Given data:
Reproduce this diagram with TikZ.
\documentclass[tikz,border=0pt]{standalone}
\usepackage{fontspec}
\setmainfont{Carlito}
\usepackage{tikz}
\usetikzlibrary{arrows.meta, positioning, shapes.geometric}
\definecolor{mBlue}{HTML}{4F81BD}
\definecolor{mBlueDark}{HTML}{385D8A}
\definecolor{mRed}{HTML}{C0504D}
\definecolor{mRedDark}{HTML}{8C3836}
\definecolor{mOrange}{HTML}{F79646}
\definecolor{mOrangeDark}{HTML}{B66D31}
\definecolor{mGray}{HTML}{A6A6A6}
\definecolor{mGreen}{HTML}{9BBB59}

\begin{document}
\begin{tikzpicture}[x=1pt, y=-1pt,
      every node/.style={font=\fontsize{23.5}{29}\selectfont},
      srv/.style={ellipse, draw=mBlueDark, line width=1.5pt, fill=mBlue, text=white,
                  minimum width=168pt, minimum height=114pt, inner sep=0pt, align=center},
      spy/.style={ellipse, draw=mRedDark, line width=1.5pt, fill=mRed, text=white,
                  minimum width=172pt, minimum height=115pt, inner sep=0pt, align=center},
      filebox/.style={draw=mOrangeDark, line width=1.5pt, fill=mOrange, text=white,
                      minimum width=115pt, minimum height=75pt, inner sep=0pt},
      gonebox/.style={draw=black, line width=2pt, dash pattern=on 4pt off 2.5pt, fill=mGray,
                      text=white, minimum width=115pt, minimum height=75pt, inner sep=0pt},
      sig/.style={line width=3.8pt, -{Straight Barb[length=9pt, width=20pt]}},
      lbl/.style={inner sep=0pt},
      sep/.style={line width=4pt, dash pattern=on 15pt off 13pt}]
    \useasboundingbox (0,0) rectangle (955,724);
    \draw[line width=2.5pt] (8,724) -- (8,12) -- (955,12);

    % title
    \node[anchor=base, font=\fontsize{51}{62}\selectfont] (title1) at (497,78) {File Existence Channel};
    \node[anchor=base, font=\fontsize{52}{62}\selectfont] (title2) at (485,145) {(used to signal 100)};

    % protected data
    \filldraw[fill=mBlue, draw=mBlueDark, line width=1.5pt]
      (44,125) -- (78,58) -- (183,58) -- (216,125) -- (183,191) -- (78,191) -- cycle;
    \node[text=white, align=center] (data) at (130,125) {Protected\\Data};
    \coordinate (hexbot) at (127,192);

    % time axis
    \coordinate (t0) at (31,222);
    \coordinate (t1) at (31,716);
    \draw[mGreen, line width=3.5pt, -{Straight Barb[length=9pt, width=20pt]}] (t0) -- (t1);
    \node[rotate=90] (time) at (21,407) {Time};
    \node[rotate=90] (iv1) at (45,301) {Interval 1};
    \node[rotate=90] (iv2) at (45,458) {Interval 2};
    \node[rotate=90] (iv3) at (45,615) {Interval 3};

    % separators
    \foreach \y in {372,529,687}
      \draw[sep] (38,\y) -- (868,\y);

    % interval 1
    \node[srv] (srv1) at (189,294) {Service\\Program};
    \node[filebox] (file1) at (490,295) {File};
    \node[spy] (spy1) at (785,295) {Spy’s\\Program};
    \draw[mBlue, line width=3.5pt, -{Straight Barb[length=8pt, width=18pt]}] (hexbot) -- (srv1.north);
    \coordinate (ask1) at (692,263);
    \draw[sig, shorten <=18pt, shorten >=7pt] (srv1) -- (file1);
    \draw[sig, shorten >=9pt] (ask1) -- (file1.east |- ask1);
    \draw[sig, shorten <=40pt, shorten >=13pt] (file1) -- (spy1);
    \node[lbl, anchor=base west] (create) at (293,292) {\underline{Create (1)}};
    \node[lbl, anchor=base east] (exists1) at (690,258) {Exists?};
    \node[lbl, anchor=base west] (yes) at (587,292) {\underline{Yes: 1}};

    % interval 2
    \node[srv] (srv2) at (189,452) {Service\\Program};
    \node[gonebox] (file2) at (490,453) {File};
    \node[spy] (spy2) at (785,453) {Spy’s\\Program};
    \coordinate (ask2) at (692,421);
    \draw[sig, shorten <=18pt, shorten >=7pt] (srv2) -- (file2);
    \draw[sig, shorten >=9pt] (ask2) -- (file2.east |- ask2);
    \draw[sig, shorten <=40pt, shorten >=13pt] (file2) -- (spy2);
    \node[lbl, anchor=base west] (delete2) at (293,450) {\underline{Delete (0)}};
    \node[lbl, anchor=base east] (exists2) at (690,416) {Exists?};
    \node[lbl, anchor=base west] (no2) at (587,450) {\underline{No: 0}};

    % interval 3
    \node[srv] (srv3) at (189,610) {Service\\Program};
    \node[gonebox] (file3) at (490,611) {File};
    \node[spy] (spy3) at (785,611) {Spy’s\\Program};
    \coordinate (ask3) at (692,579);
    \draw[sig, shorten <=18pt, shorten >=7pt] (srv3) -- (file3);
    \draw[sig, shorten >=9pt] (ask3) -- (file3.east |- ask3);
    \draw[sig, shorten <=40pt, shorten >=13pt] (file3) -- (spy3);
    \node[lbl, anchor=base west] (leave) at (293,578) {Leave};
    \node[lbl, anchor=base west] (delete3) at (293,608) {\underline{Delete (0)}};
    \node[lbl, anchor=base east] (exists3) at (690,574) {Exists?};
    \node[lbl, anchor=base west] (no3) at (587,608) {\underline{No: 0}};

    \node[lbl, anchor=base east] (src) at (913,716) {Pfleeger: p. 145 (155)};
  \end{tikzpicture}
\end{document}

Description of the task: Without changing a word, restate the whole listing.

Response below:
Reproduce this diagram with TikZ.
\documentclass[tikz,border=0pt]{standalone}
\usepackage{fontspec}
\setmainfont{Carlito}
\usepackage{tikz}
\usetikzlibrary{arrows.meta, positioning, shapes.geometric}
\definecolor{mBlue}{HTML}{4F81BD}
\definecolor{mBlueDark}{HTML}{385D8A}
\definecolor{mRed}{HTML}{C0504D}
\definecolor{mRedDark}{HTML}{8C3836}
\definecolor{mOrange}{HTML}{F79646}
\definecolor{mOrangeDark}{HTML}{B66D31}
\definecolor{mGray}{HTML}{A6A6A6}
\definecolor{mGreen}{HTML}{9BBB59}

\begin{document}
\begin{tikzpicture}[x=1pt, y=-1pt,
      every node/.style={font=\fontsize{23.5}{29}\selectfont},
      srv/.style={ellipse, draw=mBlueDark, line width=1.5pt, fill=mBlue, text=white,
                  minimum width=168pt, minimum height=114pt, inner sep=0pt, align=center},
      spy/.style={ellipse, draw=mRedDark, line width=1.5pt, fill=mRed, text=white,
                  minimum width=172pt, minimum height=115pt, inner sep=0pt, align=center},
      filebox/.style={draw=mOrangeDark, line width=1.5pt, fill=mOrange, text=white,
                      minimum width=115pt, minimum height=75pt, inner sep=0pt},
      gonebox/.style={draw=black, line width=2pt, dash pattern=on 4pt off 2.5pt, fill=mGray,
                      text=white, minimum width=115pt, minimum height=75pt, inner sep=0pt},
      sig/.style={line width=3.8pt, -{Straight Barb[length=9pt, width=20pt]}},
      lbl/.style={inner sep=0pt},
      sep/.style={line width=4pt, dash pattern=on 15pt off 13pt}]
    \useasboundingbox (0,0) rectangle (955,724);
    \draw[line width=2.5pt] (8,724) -- (8,12) -- (955,12);

    % title
    \node[anchor=base, font=\fontsize{51}{62}\selectfont] (title1) at (497,78) {File Existence Channel};
    \node[anchor=base, font=\fontsize{52}{62}\selectfont] (title2) at (485,145) {(used to signal 100)};

    % protected data
    \filldraw[fill=mBlue, draw=mBlueDark, line width=1.5pt]
      (44,125) -- (78,58) -- (183,58) -- (216,125) -- (183,191) -- (78,191) -- cycle;
    \node[text=white, align=center] (data) at (130,125) {Protected\\Data};
    \coordinate (hexbot) at (127,192);

    % time axis
    \coordinate (t0) at (31,222);
    \coordinate (t1) at (31,716);
    \draw[mGreen, line width=3.5pt, -{Straight Barb[length=9pt, width=20pt]}] (t0) -- (t1);
    \node[rotate=90] (time) at (21,407) {Time};
    \node[rotate=90] (iv1) at (45,301) {Interval 1};
    \node[rotate=90] (iv2) at (45,458) {Interval 2};
    \node[rotate=90] (iv3) at (45,615) {Interval 3};

    % separators
    \foreach \y in {372,529,687}
      \draw[sep] (38,\y) -- (868,\y);

    % interval 1
    \node[srv] (srv1) at (189,294) {Service\\Program};
    \node[filebox] (file1) at (490,295) {File};
    \node[spy] (spy1) at (785,295) {Spy’s\\Program};
    \draw[mBlue, line width=3.5pt, -{Straight Barb[length=8pt, width=18pt]}] (hexbot) -- (srv1.north);
    \coordinate (ask1) at (692,263);
    \draw[sig, shorten <=18pt, shorten >=7pt] (srv1) -- (file1);
    \draw[sig, shorten >=9pt] (ask1) -- (file1.east |- ask1);
    \draw[sig, shorten <=40pt, shorten >=13pt] (file1) -- (spy1);
    \node[lbl, anchor=base west] (create) at (293,292) {\underline{Create (1)}};
    \node[lbl, anchor=base east] (exists1) at (690,258) {Exists?};
    \node[lbl, anchor=base west] (yes) at (587,292) {\underline{Yes: 1}};

    % interval 2
    \node[srv] (srv2) at (189,452) {Service\\Program};
    \node[gonebox] (file2) at (490,453) {File};
    \node[spy] (spy2) at (785,453) {Spy’s\\Program};
    \coordinate (ask2) at (692,421);
    \draw[sig, shorten <=18pt, shorten >=7pt] (srv2) -- (file2);
    \draw[sig, shorten >=9pt] (ask2) -- (file2.east |- ask2);
    \draw[sig, shorten <=40pt, shorten >=13pt] (file2) -- (spy2);
    \node[lbl, anchor=base west] (delete2) at (293,450) {\underline{Delete (0)}};
    \node[lbl, anchor=base east] (exists2) at (690,416) {Exists?};
    \node[lbl, anchor=base west] (no2) at (587,450) {\underline{No: 0}};

    % interval 3
    \node[srv] (srv3) at (189,610) {Service\\Program};
    \node[gonebox] (file3) at (490,611) {File};
    \node[spy] (spy3) at (785,611) {Spy’s\\Program};
    \coordinate (ask3) at (692,579);
    \draw[sig, shorten <=18pt, shorten >=7pt] (srv3) -- (file3);
    \draw[sig, shorten >=9pt] (ask3) -- (file3.east |- ask3);
    \draw[sig, shorten <=40pt, shorten >=13pt] (file3) -- (spy3);
    \node[lbl, anchor=base west] (leave) at (293,578) {Leave};
    \node[lbl, anchor=base west] (delete3) at (293,608) {\underline{Delete (0)}};
    \node[lbl, anchor=base east] (exists3) at (690,574) {Exists?};
    \node[lbl, anchor=base west] (no3) at (587,608) {\underline{No: 0}};

    \node[lbl, anchor=base east] (src) at (913,716) {Pfleeger: p. 145 (155)};
  \end{tikzpicture}
\end{document}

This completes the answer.